Welcome to the forum, and to the wonderful world of microscopy.
TL;DR The easiest would be to use their “Mobile Phone Stand” at the eye piece (more details below). EDIT: I was wrong, we wouldn’t know precisely what the magnification is with the mobile phone but I hope some information in my reply is still relevant.
If you have mounted your camera onto the camera port (orange arrow in the picture below). Then, it is normal that you are limited to 4, 10, 40, and 100X.
In an infinity-corrected microscope, and I believe that this is what we are dealing with here, an image of the sample is created by the objective lens and a second lens that is called a tube lens. The magnification of that image is given by the ratio tube lens focal length over objective lens focal length. If you look at the lenses you find several numbers inscribed, for the yellow objective in the screenshot below, you have 10, this is 10X magnification, and then 0.25 (separated by a slash), this is the numerical aperture and gives you an indication on the resolution (among other things). In the second line you see 160, this is the tube lens focal length in mm, 160 mm. Lastly, you have 0.17 (separated by a slash), this is the expected cover glass thickness in mm, or 170um.
So, the tube lens has a focal length of 160 mm, and if it is a 10X, the objective lens must have a focal length of 16 mm (160 / 16 = 10X) and when you use the camera port, this is what the camera will experience. The camera is located exactly at the image plane.
You could also see this image with your eye but you have to think of your eye as being a lens plus a detector. The consequence is that you can hardly focus on objects close to your eyes. This means you have to be a reasonable distance away for an object to see it in focus. Since this image is quite small you’ll have a hard time resolving the details in the image. All of this to say, that is why you need an eyepiece to get a good image with your eyes. But don’t forget that your eye has this additional lens and you cannot simply put your camera in front of the eyepiece. I should be careful here, what I call camera is the Lazmin that you are referring to (although I am not sure I found the exact right one on the internet).
As you can see in the screenshot below, it is only a camera sensor and if you use it alone you will hardly see an image. That is until you place it in the image plane of the microscope.
One thing you could do is use the Mobile Phone Stand that they advertise to take advantage of the additional magnification offered by the eyepiece. This will work because your cellphone camera is a sensor AND a lens, just like your eye (in a way…). If you are interested, I made some basic simulation for a question in image.sc here. EDIT: although as we discussed in the image.sc thread, the final magnification will depend on the cellphone camera lens focal length (and you might not know it), therefore you probably won’t achieve 1000X.
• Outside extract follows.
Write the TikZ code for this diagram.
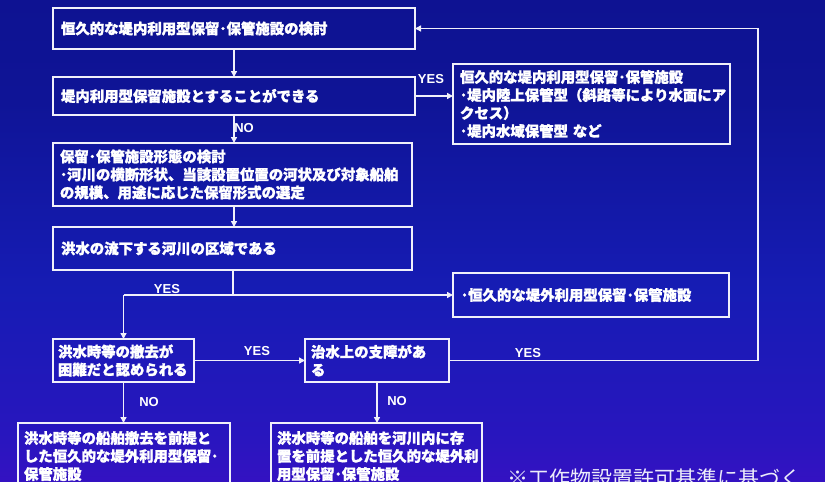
\documentclass[tikz,border=0pt]{standalone}
\usepackage{fontspec}
\setmainfont{Liberation Sans}
\newfontfamily\jp{Noto Sans CJK JP}
\newfontfamily\jpb{Noto Sans CJK JP}[FakeBold=1.6]
\usetikzlibrary{arrows.meta}
\definecolor{cA}{RGB}{104,2,210}
\definecolor{cB}{RGB}{76,10,202}
\definecolor{cC}{RGB}{40,22,190}
\definecolor{cD}{RGB}{22,28,180}
\definecolor{cE}{RGB}{15,20,150}
\definecolor{cF}{RGB}{10,14,135}
\definecolor{edge}{RGB}{240,240,250}
\pgfdeclareverticalshading{bgshade}{100bp}{color(0bp)=(cA); color(15bp)=(cB); color(30bp)=(cC); color(45bp)=(cD); color(65bp)=(cE); color(100bp)=(cF)}
\tikzset{
  box/.style={draw=edge, line width=1.6pt, text=white, anchor=north west, outer sep=0pt,
    inner xsep=8pt, align=left, font=\jpb\bfseries\fontsize{14.4}{18}\selectfont},
  conn/.style={draw=edge, line width=1.4pt},
  arr/.style={conn, -{Triangle[length=6pt,width=6pt]}},
  lbl/.style={text=white, font=\bfseries\fontsize{13}{15}\selectfont, inner sep=0pt}
}
\begin{document}
\begin{tikzpicture}[x=1pt,y=-1pt]
\useasboundingbox (0,0) rectangle (825,482);
\clip (0,0) rectangle (825,482);
\shade[shading=bgshade] (0,0) rectangle (825,482);

\node[box, minimum width=362pt, minimum height=41pt, text width=346pt] (b1) at (53,8) {恒久的な堤内利用型保留･保管施設の検討};
\node[box, minimum width=362pt, minimum height=38pt, text width=346pt] (b2) at (53,77) {堤内利用型保留施設とすることができる};
\node[box, minimum width=277pt, minimum height=80pt, text width=263pt, inner xsep=7pt] (b3) at (453,64) {恒久的な堤内利用型保留･保管施設\\･堤内陸上保管型（斜路等により水面にア\\クセス）\\･堤内水域保管型 など};
\node[box, minimum width=359pt, minimum height=63pt, text width=345pt, inner xsep=7pt] (b4) at (53,143) {保留･保管施設形態の検討\\･河川の横断形状、当該設置位置の河状及び対象船舶\\の規模、用途に応じた保留形式の選定};
\node[box, minimum width=359pt, minimum height=43pt, text width=343pt] (b5) at (53,227) {洪水の流下する河川の区域である};
\node[box, minimum width=276pt, minimum height=44pt, text width=260pt] (b6) at (453,273) {･恒久的な堤外利用型保留･保管施設};
\node[box, minimum width=141pt, minimum height=43pt, text width=131pt, inner xsep=5pt] (b7) at (53,339) {洪水時等の撤去が\\困難だと認められる};
\node[box, minimum width=144pt, minimum height=43pt, text width=132pt, inner xsep=6pt] (b8) at (305,339) {治水上の支障があ\\る};
\node[box, minimum width=212pt, minimum height=66pt, text width=200pt, inner xsep=6pt] (b9) at (18,423) {洪水時等の船舶撤去を前提と\\した恒久的な堤外利用型保留･\\保管施設};
\node[box, minimum width=211pt, minimum height=66pt, text width=199pt, inner xsep=6pt] (b10) at (271,423) {洪水時等の船舶を河川内に存\\置を前提とした恒久的な堤外利\\用型保留･保管施設};

\coordinate (r) at (758,0);
\coordinate (j) at (233,295);

\draw[arr] (b1.south) -- (b1.south |- b2.north);
\draw[arr] (b2.east) -- (b2.east -| b3.west);
\draw[arr] (b2.south) -- (b2.south |- b4.north);
\draw[arr] (b4.south -| b2.south) -- (b2.south |- b5.north);
\draw[conn] (b5.south -| j) -- (j);
\draw[arr] (b7.north |- j) -- (j |- b6.west) -- (b6.west);
\draw[arr] (b7.north |- j) -- (b7.north);
\draw[arr] (b7.east) -- (b8.west);
\draw[arr] (b8.east) -- (b8.east -| r) -- (r |- b1.east) -- (b1.east);
\draw[arr] (b7.south) -- (b7.south |- b9.north);
\draw[arr] (b8.south) -- (b8.south |- b10.north);

\node[lbl] (y1) at (431,79) {YES};
\node[lbl] (n1) at (244,128) {NO};
\node[lbl] (y2) at (167,289) {YES};
\node[lbl] (y3) at (257,351) {YES};
\node[lbl] (y4) at (528,353) {YES};
\node[lbl] (n2) at (149,402) {NO};
\node[lbl] (n3) at (397,401) {NO};

\node[text={rgb,255:red,236;green,236;blue,250}, anchor=base west, inner sep=0pt, font=\jp\fontsize{21}{24}\selectfont] (note) at (507,486) {※工作物設置許可基準に基づく};
\end{tikzpicture}
\end{document}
There would be other (more costly and complicated) solutions, but I think it is the most straightforward. Let me us know if you need such a different solution (I feel my answer is already really long…).
One last thing to consider regarding magnification. There’s a good reason why you won’t easily find an objective lens above 100X. In short, diffraction will limit the resolution to about 200nm with a good lens (and oil…), and the pixels are also (de-)magnified in your image. So, a typical 6.5um pixel will have a size of 6.5/100 = 65nm in your image, this is reasonable and satisfy the sampling theorem. With a magnification of 1000X, the pixel will become 6.5nm, and the resolution will still be limited to 200nm by diffraction. Therefore, a lot of pixels will have the same information and we call that empty magnification. I feel like I keep advertising myself but I wrote something about this in a Physics Stack Exchange question. Maybe you will find it interesting too.
Anyhow, let us know if this was useful, and if you have any other question.